# What?



## willis7469 (Jan 31, 2014)

So, I'm watching the AMA's, and my right front tweeter starts making this static sound. I'm out thinking I need to replace it. (Not a big deal) It wasn't consistent so I thought maybe, just maybe it was on the network side(ABC). I changed channels and it seemed fine. "Lightbulb"! I turned on the system in my bedroom and sure enough, the right front channel has this crazy treble distortion. Anyone know why this could be, and how they wouldn't notice in the booth? It's like maybe the treble is way too high on the right side or something. It's really bad. Anyone else hear it?
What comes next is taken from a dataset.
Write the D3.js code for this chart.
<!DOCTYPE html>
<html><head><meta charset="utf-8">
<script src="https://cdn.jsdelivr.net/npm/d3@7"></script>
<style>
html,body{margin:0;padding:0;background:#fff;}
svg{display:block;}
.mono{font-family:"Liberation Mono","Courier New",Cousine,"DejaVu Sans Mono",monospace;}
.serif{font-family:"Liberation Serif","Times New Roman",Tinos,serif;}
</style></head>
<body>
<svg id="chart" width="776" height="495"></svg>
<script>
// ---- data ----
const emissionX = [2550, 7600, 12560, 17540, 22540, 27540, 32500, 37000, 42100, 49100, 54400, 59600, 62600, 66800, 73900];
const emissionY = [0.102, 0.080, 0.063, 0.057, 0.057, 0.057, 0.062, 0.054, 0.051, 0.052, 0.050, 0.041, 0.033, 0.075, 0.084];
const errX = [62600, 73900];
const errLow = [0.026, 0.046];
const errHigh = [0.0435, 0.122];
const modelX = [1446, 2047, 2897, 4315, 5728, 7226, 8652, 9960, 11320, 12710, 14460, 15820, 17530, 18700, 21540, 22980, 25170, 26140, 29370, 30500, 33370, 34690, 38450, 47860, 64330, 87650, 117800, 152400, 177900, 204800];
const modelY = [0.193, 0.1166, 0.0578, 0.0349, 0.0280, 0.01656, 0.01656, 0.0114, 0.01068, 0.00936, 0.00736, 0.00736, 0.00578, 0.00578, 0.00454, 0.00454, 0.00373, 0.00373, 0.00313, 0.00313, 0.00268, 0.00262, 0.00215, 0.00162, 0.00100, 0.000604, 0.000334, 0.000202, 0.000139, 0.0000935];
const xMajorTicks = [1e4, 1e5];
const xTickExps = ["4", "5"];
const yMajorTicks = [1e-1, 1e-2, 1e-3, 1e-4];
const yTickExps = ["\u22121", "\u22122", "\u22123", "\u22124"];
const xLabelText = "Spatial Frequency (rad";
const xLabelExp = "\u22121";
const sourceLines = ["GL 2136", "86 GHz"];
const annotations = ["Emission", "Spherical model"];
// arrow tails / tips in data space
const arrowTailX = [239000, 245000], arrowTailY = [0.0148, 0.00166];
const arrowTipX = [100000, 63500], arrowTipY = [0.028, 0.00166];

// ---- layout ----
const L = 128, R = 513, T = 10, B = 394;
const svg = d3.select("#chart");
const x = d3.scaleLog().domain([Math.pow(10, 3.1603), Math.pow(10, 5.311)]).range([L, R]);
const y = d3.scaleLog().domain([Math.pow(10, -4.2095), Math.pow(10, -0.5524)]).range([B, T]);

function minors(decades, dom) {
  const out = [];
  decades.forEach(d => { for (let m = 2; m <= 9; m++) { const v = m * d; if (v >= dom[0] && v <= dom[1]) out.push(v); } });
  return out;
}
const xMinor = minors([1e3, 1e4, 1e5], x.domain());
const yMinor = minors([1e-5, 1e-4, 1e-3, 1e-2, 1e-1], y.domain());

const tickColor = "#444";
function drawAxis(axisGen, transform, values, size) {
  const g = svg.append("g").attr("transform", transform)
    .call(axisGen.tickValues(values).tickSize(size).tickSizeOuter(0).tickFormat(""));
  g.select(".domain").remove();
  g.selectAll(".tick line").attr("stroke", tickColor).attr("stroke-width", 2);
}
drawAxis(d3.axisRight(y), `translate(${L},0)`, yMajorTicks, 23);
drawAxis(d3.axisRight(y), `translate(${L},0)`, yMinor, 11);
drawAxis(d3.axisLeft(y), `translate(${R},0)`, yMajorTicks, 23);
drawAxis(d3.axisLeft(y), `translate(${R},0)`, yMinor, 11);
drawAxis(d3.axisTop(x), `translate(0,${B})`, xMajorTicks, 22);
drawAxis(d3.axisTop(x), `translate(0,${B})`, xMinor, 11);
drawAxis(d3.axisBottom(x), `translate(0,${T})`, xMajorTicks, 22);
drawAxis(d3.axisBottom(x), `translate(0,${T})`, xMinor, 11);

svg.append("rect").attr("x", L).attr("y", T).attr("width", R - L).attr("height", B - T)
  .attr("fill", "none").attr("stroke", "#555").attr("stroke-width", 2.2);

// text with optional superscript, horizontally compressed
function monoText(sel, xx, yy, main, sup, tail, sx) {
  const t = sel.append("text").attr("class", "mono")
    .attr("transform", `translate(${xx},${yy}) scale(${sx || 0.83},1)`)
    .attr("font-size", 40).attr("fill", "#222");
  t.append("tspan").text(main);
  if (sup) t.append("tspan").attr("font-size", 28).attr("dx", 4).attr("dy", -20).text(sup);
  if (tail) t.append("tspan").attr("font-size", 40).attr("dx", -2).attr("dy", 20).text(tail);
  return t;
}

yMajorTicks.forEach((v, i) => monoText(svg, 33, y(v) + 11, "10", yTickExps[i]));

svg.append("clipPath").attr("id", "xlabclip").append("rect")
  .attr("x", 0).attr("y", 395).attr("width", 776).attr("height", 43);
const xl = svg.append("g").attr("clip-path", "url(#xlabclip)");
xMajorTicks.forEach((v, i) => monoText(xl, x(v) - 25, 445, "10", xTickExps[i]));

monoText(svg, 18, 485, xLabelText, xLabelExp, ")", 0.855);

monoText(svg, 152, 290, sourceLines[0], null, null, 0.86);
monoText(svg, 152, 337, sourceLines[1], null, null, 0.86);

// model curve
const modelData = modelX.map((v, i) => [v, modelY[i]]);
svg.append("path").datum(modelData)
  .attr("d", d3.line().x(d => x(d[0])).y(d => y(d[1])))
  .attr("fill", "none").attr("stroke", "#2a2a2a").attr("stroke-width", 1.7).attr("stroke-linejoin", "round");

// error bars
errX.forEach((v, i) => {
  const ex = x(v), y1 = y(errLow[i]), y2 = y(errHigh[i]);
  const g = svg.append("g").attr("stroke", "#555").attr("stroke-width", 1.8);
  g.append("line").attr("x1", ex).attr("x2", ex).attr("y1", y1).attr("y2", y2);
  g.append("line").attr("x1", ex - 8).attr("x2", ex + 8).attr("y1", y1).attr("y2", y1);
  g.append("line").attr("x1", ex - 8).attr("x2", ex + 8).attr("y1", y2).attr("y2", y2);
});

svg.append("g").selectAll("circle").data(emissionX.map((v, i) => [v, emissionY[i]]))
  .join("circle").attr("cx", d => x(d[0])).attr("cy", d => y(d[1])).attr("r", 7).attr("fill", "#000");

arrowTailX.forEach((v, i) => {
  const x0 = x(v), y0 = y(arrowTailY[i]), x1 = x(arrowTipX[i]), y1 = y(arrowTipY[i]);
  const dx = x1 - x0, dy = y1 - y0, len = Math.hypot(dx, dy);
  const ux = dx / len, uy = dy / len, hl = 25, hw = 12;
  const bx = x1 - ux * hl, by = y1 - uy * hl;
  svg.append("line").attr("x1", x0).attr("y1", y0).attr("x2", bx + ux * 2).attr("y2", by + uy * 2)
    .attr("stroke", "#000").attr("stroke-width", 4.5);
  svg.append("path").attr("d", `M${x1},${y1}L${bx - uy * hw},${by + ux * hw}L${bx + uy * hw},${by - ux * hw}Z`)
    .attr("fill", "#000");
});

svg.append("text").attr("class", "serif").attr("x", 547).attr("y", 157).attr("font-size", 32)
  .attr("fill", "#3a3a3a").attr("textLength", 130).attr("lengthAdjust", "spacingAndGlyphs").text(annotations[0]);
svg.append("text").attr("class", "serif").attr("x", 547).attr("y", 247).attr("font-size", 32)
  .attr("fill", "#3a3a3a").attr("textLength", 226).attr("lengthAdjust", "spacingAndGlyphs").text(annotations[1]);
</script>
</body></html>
Sent from my iPhone using Tapatalk


----------



## JBrax (Oct 13, 2011)

I get something similar on CBS from time to time on football Sunday's. It's usually on the dialogue. Only time I've experienced it.


----------



## theJman (Mar 3, 2012)

Although I've never heard a static type of sound, I do get bizarre soundtrack abnormalities on some stations. For example, the Weather Channel uses an obnoxious level of bass. If I don't turn down my AVR's subwoofer trim 4 or 5db it's simply unwatchable.


----------



## tcarcio (Jun 27, 2007)

I wouldn't trust television stations for good audio. I have had my receiver showing DD 5.1 yet I was getting voices from both left and right channels and then it would go to a commercial and when it returned to the show it was working correctly. I have also had what sounds like a ground loop hum and when I change the channel it is gone. That is why I never adjust my sound to a movie or show on tv. I always use a BD disc.


----------